Recorded data:
※

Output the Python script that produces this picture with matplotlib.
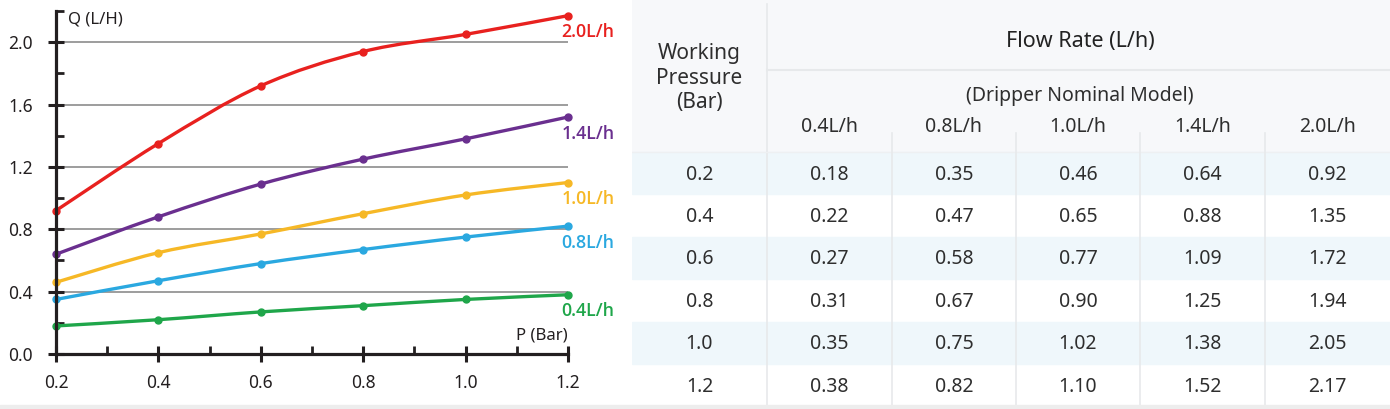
import matplotlib
matplotlib.use("Agg")
import matplotlib.pyplot as plt
from matplotlib.path import Path
from matplotlib.patches import PathPatch, Rectangle
import numpy as np

# ---------------- data ----------------
pressure = [0.2, 0.4, 0.6, 0.8, 1.0, 1.2]
models = ["0.4L/h", "0.8L/h", "1.0L/h", "1.4L/h", "2.0L/h"]
q_04 = [0.18, 0.22, 0.27, 0.31, 0.35, 0.38]
q_08 = [0.35, 0.47, 0.58, 0.67, 0.75, 0.82]
q_10 = [0.46, 0.65, 0.77, 0.90, 1.02, 1.10]
q_14 = [0.64, 0.88, 1.09, 1.25, 1.38, 1.52]
q_20 = [0.92, 1.35, 1.72, 1.94, 2.05, 2.17]
series = [q_04, q_08, q_10, q_14, q_20]
colors = ["#1fa64a", "#2aa8e0", "#f6b826", "#6a2f8f", "#e8211f"]
y_ticks = [0.0, 0.4, 0.8, 1.2, 1.6, 2.0]
x_ticks = [0.2, 0.4, 0.6, 0.8, 1.0, 1.2]

W, H = 1390, 409
fig = plt.figure(figsize=(W / 100, H / 100), dpi=100)
fig.patch.set_facecolor("white")

# ---------------- chart ----------------
ax = fig.add_axes([56 / W, 55 / H, 512 / W, 343 / H])
ax.set_xlim(0.2, 1.2)
ax.set_ylim(0, 2.2)
ax.set_facecolor("none")
for s in ["top", "right"]:
    ax.spines[s].set_visible(False)
for s in ["left", "bottom"]:
    ax.spines[s].set_linewidth(2.3)
    ax.spines[s].set_color("#231f20")
    ax.spines[s].set_zorder(5)

ax.set_yticks(y_ticks)
ax.set_yticklabels([f"{v:.1f}" for v in y_ticks])
ax.set_yticks([0.2, 0.6, 1.0, 1.4, 1.8, 2.2], minor=True)
ax.set_xticks(x_ticks)
ax.set_xticklabels([f"{v:.1f}" for v in x_ticks])
ax.set_xticks([0.3, 0.5, 0.7, 0.9, 1.1], minor=True)
ax.tick_params(which="major", direction="inout", length=11, width=2.2,
               color="#231f20", labelsize=12.5, labelcolor="#231f20")
ax.tick_params(which="minor", direction="in", length=6, width=2.0, color="#231f20")
ax.tick_params(axis="y", which="major", pad=11)
ax.tick_params(axis="x", which="major", pad=9)
for lab in ax.get_xticklabels() + ax.get_yticklabels():
    lab.set_fontfamily("Noto Sans")

ax.grid(axis="y", which="major", color="#8c8c8c", lw=1.2, zorder=0)
ax.set_axisbelow(True)


def smooth_path(xs, ys):
    pts = np.column_stack([xs, ys])
    n = len(pts)
    verts = [pts[0]]
    codes = [Path.MOVETO]
    for i in range(n - 1):
        p0 = pts[i - 1] if i > 0 else pts[i]
        p1 = pts[i]
        p2 = pts[i + 1]
        p3 = pts[i + 2] if i + 2 < n else pts[i + 1]
        c1 = p1 + (p2 - p0) / 6.0
        c2 = p2 - (p3 - p1) / 6.0
        verts += [c1, c2, p2]
        codes += [Path.CURVE4] * 3
    return Path(verts, codes)


for name, vals, c in zip(models, series, colors):
    patch = PathPatch(smooth_path(pressure, vals), fill=False, edgecolor=c,
                      lw=2.4, capstyle="round", zorder=3, clip_on=False)
    ax.add_patch(patch)
    ax.plot(pressure, vals, "o", ms=5, color=c, zorder=4, clip_on=False)
    ax.annotate(name, xy=(pressure[-1], vals[-1]), xytext=(-4.5, -12),
                textcoords="offset points", ha="left", va="center",
                fontsize=12.8, color=c, fontfamily="Open Sans",
                fontweight="semibold", annotation_clip=False)

ax.text(0.023, 0.975, "Q (L/H)", transform=ax.transAxes, ha="left", va="center",
        fontsize=12, color="#231f20", fontfamily="Noto Sans")
ax.text(1.0, 0.055, "P (Bar)", transform=ax.transAxes, ha="right", va="center",
        fontsize=12, color="#231f20", fontfamily="Noto Sans")

# ---------------- table ----------------
tx = fig.add_axes([632 / W, 0, (W - 632) / W, 1])
tx.set_xlim(632, W)
tx.set_ylim(H, 0)
tx.axis("off")

line_c = "#e7e9eb"
txt_c = "#2e2e2e"
tx.add_patch(Rectangle((632, 0), W - 632, 152, color="#f7f8fa", zorder=0))
row_top = 152
row_h = 42.4
col_edges = [632, 767, 892, 1016, 1140, 1265, W]
col_centers = [(col_edges[i] + col_edges[i + 1]) / 2 for i in range(len(col_edges) - 1)]

for i in range(len(pressure)):
    y0 = row_top + i * row_h
    if i % 2 == 0:
        tx.add_patch(Rectangle((632, y0), W - 632, row_h, color="#eff7fb", zorder=0))
    yc = y0 + row_h / 2 + 1.5
    tx.text(col_centers[0], yc, f"{pressure[i]:.1f}", ha="center", va="center",
            fontsize=14, color=txt_c, fontfamily="Noto Sans")
    for j, vals in enumerate(series):
        tx.text(col_centers[j + 1], yc, f"{vals[i]:.2f}", ha="center", va="center",
                fontsize=14, color=txt_c, fontfamily="Noto Sans")

# grid lines
tx.plot([767, 767], [4, 405], color=line_c, lw=1.2, zorder=1)
tx.plot([767, W], [70, 70], color=line_c, lw=1.5, zorder=1)
tx.plot([632, W], [152, 152], color="#eef0f2", lw=1.0, zorder=1)
for xe in col_edges[2:-1]:
    tx.plot([xe, xe], [133, 405], color=line_c, lw=1.2, zorder=1)

tx.text(col_centers[0], 78, "Working\nPressure\n(Bar)", ha="center", va="center",
        fontsize=15, color=txt_c, fontfamily="Noto Sans", linespacing=1.2)
tx.text(1080, 42, "Flow Rate (L/h)", ha="center", va="center", fontsize=15.5,
        color="#222222", fontfamily="Noto Sans", fontweight="medium")
tx.text(1080, 96, "(Dripper Nominal Model)", ha="center", va="center",
        fontsize=14, color=txt_c, fontfamily="Noto Sans")
for j, m in enumerate(models):
    tx.text(col_centers[j + 1], 127, m, ha="center", va="center", fontsize=14,
            color=txt_c, fontfamily="Noto Sans")

# bottom light strip across the figure
fig.patches.append(Rectangle((0, 0), 1, 4 / H, transform=fig.transFigure,
                             color="#ededed", zorder=0))

fig.savefig("out.png", dpi=100, facecolor="white")
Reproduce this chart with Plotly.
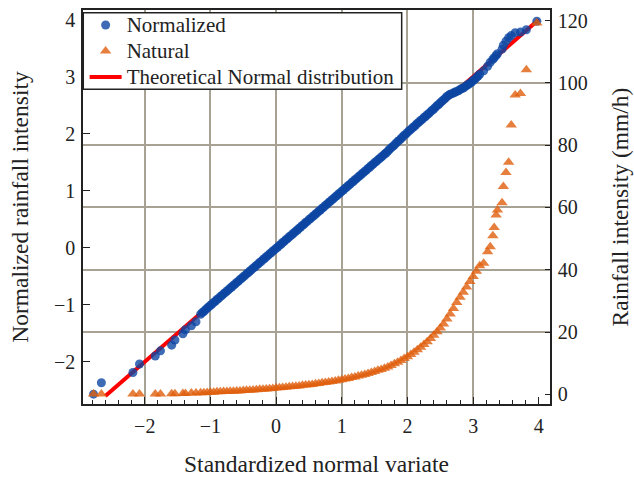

※

▶ [What is expected]:
Extract, word for word, each line from the top of the data down to and including the line with "import numpy as np"; skip the pictures.

▶ [Task answer]:
Output the Python script that produces this picture with matplotlib.
import matplotlib
matplotlib.use("Agg")
import matplotlib.pyplot as plt
from matplotlib.path import Path
from matplotlib.patches import PathPatch, Rectangle
import numpy as np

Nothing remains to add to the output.